Wednesday, 14 July 2021

THE POSH ECCENTRIC LADY’S QUESTION

“Are you having a nice holiday?” asked a lady, jolting to a stop on her mobility scooter. Her little dog, sandwiched between her comfortable trainers, yelped as she suddenly braked. We were loading the car for the day. She stopped, we stopped.


She was immediately eccentric, I thought. ‘Are you having a nice holiday?’ should probably be at least three questions into the conversation, not really top of the bill. Also, at this point I realised (and did one of those comedy double-takes to prove it) that her dog was wearing sunglasses.


I wish I had that sort of confidence. There’s a charming Marquess-Of-Bath eccentricity that some people have (often from a life of privilege that’s protected them from the knocks and scuffles responsible for chiselling the edges off the rest of us) that entitles them to be unusually colourful, and often act as the freewheeling dynamos of a conversation.


We simply must go to Crowcombe and to the top of the Quantocks, she informed us. Right. Then my Mum thought to ask her where the Bakelite museum was, as we’d seen it advertised, and thought it was in the village.


“Closed down dear,” replied the lady, “Last year. Real shame.”


I asked whether it had been replaced with the plastics museum, but only my Mum and I found that funny.


That was how we set off today then - with the travel advice of a posh lady who’d made her dog wear sunglasses.



We went back to Blue Anchor Bay this morning. A quick check of the tide times last night proved useful as we planned to arrive half an hour after a high, to sit and watch it slowly recede. And that we did. And that it did. Three green chairs wedged into the stones, a picnic bag with flasks of tea and a little foldable table, as the water got further and further away.


In about 1988, my Grandma, my little sister, my Mum and I came here for holidays. Blue Anchor was that one beach we loved going back to; wide, wet sand, quiet aspect, not too crowded. Behind the beach, across the road, were empty fields, and then sticking out like a sort of lonely beach hut, an outpost of decency and refreshment, was the Driftwood Café.


My Grandma loved the Driftwood. Its decor, its style, its aspect was all straight from the 1950s. From then on, the Driftwood Café became a lovely reference for our family, and Blue Anchor Bay always raised a smile of fond memory - for all of us.

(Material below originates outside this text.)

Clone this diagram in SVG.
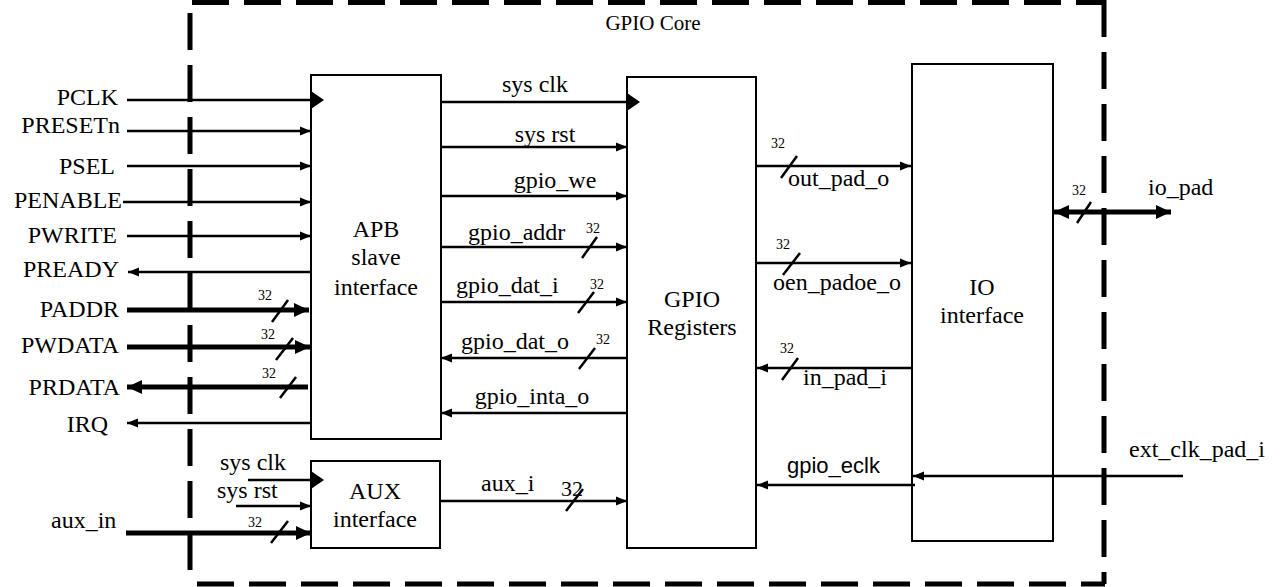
<svg xmlns="http://www.w3.org/2000/svg" width="1280" height="587" viewBox="0 0 1280 587" font-family="'Liberation Serif', 'DejaVu Serif', serif">
<style>
text{font-family:'Liberation Serif','DejaVu Serif',serif;fill:#000}
.l{font-size:24px}
.r{text-anchor:end}
.m{text-anchor:middle}
.n{font-size:14px;text-anchor:middle}
text.s{font-family:'Liberation Sans',Arial,sans-serif;font-size:22px}
.box{fill:#fff;stroke:#000;stroke-width:2}
.w{stroke:#000;stroke-width:2.5;fill:none}
.t{stroke:#000;stroke-width:5;fill:none}
.sl{stroke:#000;stroke-width:2.5}
.d{stroke:#000;stroke-width:5;stroke-dasharray:37 15;fill:none}
</style>
<defs>
<marker id="a" markerUnits="userSpaceOnUse" markerWidth="12" markerHeight="10" refX="11" refY="5" orient="auto-start-reverse"><path d="M0,0.5 L11,5 L0,9.5 z"/></marker>
<marker id="A" markerUnits="userSpaceOnUse" markerWidth="16" markerHeight="14" refX="15" refY="7" orient="auto-start-reverse"><path d="M0,0 L15,7 L0,14 z"/></marker>
<marker id="c" markerUnits="userSpaceOnUse" markerWidth="14" markerHeight="18" refX="0" refY="9" orient="auto"><path d="M0,0 L13,9 L0,18 z"/></marker>
</defs>

<g id="border">
<line class="d" x1="192" y1="2.5" x2="1105" y2="2.5"/>
<line class="d" x1="190" y1="13" x2="190" y2="584"/>
<line class="d" x1="1104" y1="0" x2="1104" y2="584"/>
<line class="d" x1="197" y1="584" x2="1105" y2="584"/>
<text x="653" y="30" class="m" style="font-size:21px">GPIO Core</text>
</g>

<g id="apb">
<rect class="box" x="311" y="75" width="130" height="364"/>
<text class="l m" x="376" y="237">APB</text>
<text class="l m" x="376" y="265">slave</text>
<text class="l m" x="376" y="295">interface</text>
</g>
<g id="aux">
<rect class="box" x="311" y="461" width="129" height="87"/>
<text class="l m" x="375" y="499">AUX</text>
<text class="l m" x="375" y="527">interface</text>
</g>
<g id="regs">
<rect class="box" x="627" y="77" width="129" height="471"/>
<text class="l m" x="692" y="307">GPIO</text>
<text class="l m" x="692" y="335">Registers</text>
</g>
<g id="io">
<rect class="box" x="912" y="64" width="141" height="477"/>
<text class="l m" x="982" y="295">IO</text>
<text class="l m" x="982" y="323">interface</text>
</g>

<g id="connectors">
<line class="w" x1="127" y1="100" x2="311" y2="100" marker-end="url(#c)"/>
<line class="w" x1="127" y1="131" x2="311" y2="131" marker-end="url(#a)"/>
<line class="w" x1="127" y1="166" x2="311" y2="166" marker-end="url(#a)"/>
<line class="w" x1="123" y1="202" x2="311" y2="202" marker-end="url(#a)"/>
<line class="w" x1="127" y1="236" x2="311" y2="236" marker-end="url(#a)"/>
<line class="w" x1="311" y1="272" x2="128" y2="272" marker-end="url(#a)"/>
<line class="t" x1="127" y1="310" x2="309" y2="310" marker-end="url(#A)"/>
<line class="t" x1="127" y1="347" x2="310" y2="347" marker-end="url(#A)"/>
<line class="t" x1="308" y1="387" x2="127" y2="387" marker-end="url(#A)"/>
<line class="w" x1="311" y1="423" x2="127" y2="423" marker-end="url(#a)"/>

<line class="w" x1="248" y1="480" x2="311" y2="480" marker-end="url(#c)"/>
<line class="w" x1="236" y1="506" x2="311" y2="506" marker-end="url(#a)"/>
<line class="t" x1="126" y1="533" x2="311" y2="533" marker-end="url(#A)"/>

<line class="w" x1="441" y1="102" x2="627" y2="102" marker-end="url(#c)"/>
<line class="w" x1="441" y1="147" x2="627" y2="147" marker-end="url(#a)"/>
<line class="w" x1="441" y1="196" x2="627" y2="196" marker-end="url(#a)"/>
<line class="w" x1="441" y1="247" x2="627" y2="247" marker-end="url(#a)"/>
<line class="w" x1="441" y1="302" x2="627" y2="302" marker-end="url(#a)"/>
<line class="w" x1="627" y1="358" x2="441" y2="358" marker-end="url(#a)"/>
<line class="w" x1="627" y1="413" x2="441" y2="413" marker-end="url(#a)"/>
<line class="w" x1="440" y1="501" x2="627" y2="501" marker-end="url(#a)"/>

<line class="w" x1="756" y1="166" x2="911" y2="166" marker-end="url(#a)"/>
<line class="w" x1="756" y1="263" x2="911" y2="263" marker-end="url(#a)"/>
<line class="w" x1="912" y1="368" x2="757" y2="368" marker-end="url(#a)"/>
<line class="w" x1="915" y1="485" x2="757" y2="485" marker-end="url(#a)"/>
<line class="w" x1="1183" y1="476" x2="913" y2="476" marker-end="url(#a)"/>
<line class="t" x1="1054" y1="212" x2="1171" y2="212" marker-start="url(#A)" marker-end="url(#A)"/>

<line class="sl" x1="272" y1="322" x2="288" y2="300"/>
<line class="sl" x1="276" y1="360" x2="293" y2="338"/>
<line class="sl" x1="280" y1="398" x2="296" y2="377"/>
<line class="sl" x1="271" y1="543" x2="288" y2="521"/>
<line class="sl" x1="582" y1="258" x2="597" y2="237"/>
<line class="sl" x1="578" y1="313" x2="594" y2="292"/>
<line class="sl" x1="579" y1="369" x2="595" y2="348"/>
<line class="sl" x1="566" y1="511" x2="583" y2="489"/>
<line class="sl" x1="781" y1="178" x2="797" y2="156"/>
<line class="sl" x1="783" y1="275" x2="800" y2="253"/>
<line class="sl" x1="782" y1="380" x2="798" y2="358"/>
<line class="sl" x1="1077" y1="223" x2="1091" y2="202"/>
</g>

<g id="labels">
<text class="l r" x="118" y="105">PCLK</text>
<text class="l r" x="120" y="133">PRESETn</text>
<text class="l r" x="115" y="174">PSEL</text>
<text class="l r" x="122" y="208">PENABLE</text>
<text class="l r" x="117" y="243">PWRITE</text>
<text class="l r" x="119" y="277">PREADY</text>
<text class="l r" x="119" y="317">PADDR</text>
<text class="l r" x="119" y="353">PWDATA</text>
<text class="l r" x="120" y="395">PRDATA</text>
<text class="l r" x="108" y="432">IRQ</text>
<text class="l" x="220" y="470">sys clk</text>
<text class="l" x="217" y="498">sys rst</text>
<text class="l" x="51" y="528">aux_in</text>
<text class="n" x="265" y="300">32</text>
<text class="n" x="268" y="339">32</text>
<text class="n" x="269" y="378">32</text>
<text class="n" x="255" y="527">32</text>

<text class="l m" x="535" y="92">sys clk</text>
<text class="l m" x="545" y="142">sys rst</text>
<text class="l m" x="555" y="188">gpio_we</text>
<text class="l" x="468" y="240">gpio_addr</text>
<text class="l" x="456" y="293">gpio_dat_i</text>
<text class="l m" x="515" y="349">gpio_dat_o</text>
<text class="l m" x="532" y="404">gpio_inta_o</text>
<text class="l" x="481" y="491">aux_i</text>
<text class="n" x="593" y="233">32</text>
<text class="n" x="597" y="289">32</text>
<text class="n" x="603" y="344">32</text>
<text x="572" y="496" style="font-size:22px;text-anchor:middle">32</text>

<text class="n" x="778" y="148">32</text>
<text class="n" x="783" y="249">32</text>
<text class="n" x="787" y="353">32</text>
<text class="l" x="788" y="186">out_pad_o</text>
<text class="l" x="773" y="290">oen_padoe_o</text>
<text class="l" x="803" y="385">in_pad_i</text>
<text class="s" x="787" y="473">gpio_eclk</text>

<text class="n" x="1079" y="195">32</text>
<text class="l" x="1148" y="195">io_pad</text>
<text class="l" x="1129" y="457">ext_clk_pad_i</text>
</g>
</svg>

I think it still will. Obviously it has changed - you’d expect that. The empty fields are now a caravan/holiday home park, the sand is more stone and shingle, and the Driftwood is surrounded by static homes. But essentially it is all still there, and all still the same. It was nice to be there on a sunny day too. We had our lunch on the sloped café garden and talked about old times. I am not ten years old any more, it turns out. Though sometimes, I do wonder.


It was time to take the whizzy lady’s advice after that, so we got in the car and set the satnav for Crowcombe. The satnav then picked out a route for us that involved hairpin turns and an overgrown single track road, so with a little first-gear engine work and a quick replan due to lack of machete, we found ourselves ratcheting up the hill to Quantocks Common.



I expected more views from up there. A hazy looking Bridgwater spread out on the horizon, and perhaps even Weston-Super-Mare beyond it, but other than that, it was all trees.


“How many trees do you reckon there are?” asked my Dad. Trillions, I thought, remembering that old fact about Earth having more trees than visible stars. I didn’t say that though; he meant there, on Quantocks Common. Too many to count, but not trillions.


I’m not sure how to answer the posh eccentric lady’s question. Yes, I think so. I feel relaxed, but there’s also a sadness I can’t quite put my finger on. Beaches that have silted up, memories of things being better than they are? The ongoing pace of progress? Perhaps just the thought that this is the last of these travels with the Intrepids?


I don’t know. There are still a few days left though - and even the weather is improving, which always makes things a hundred times better.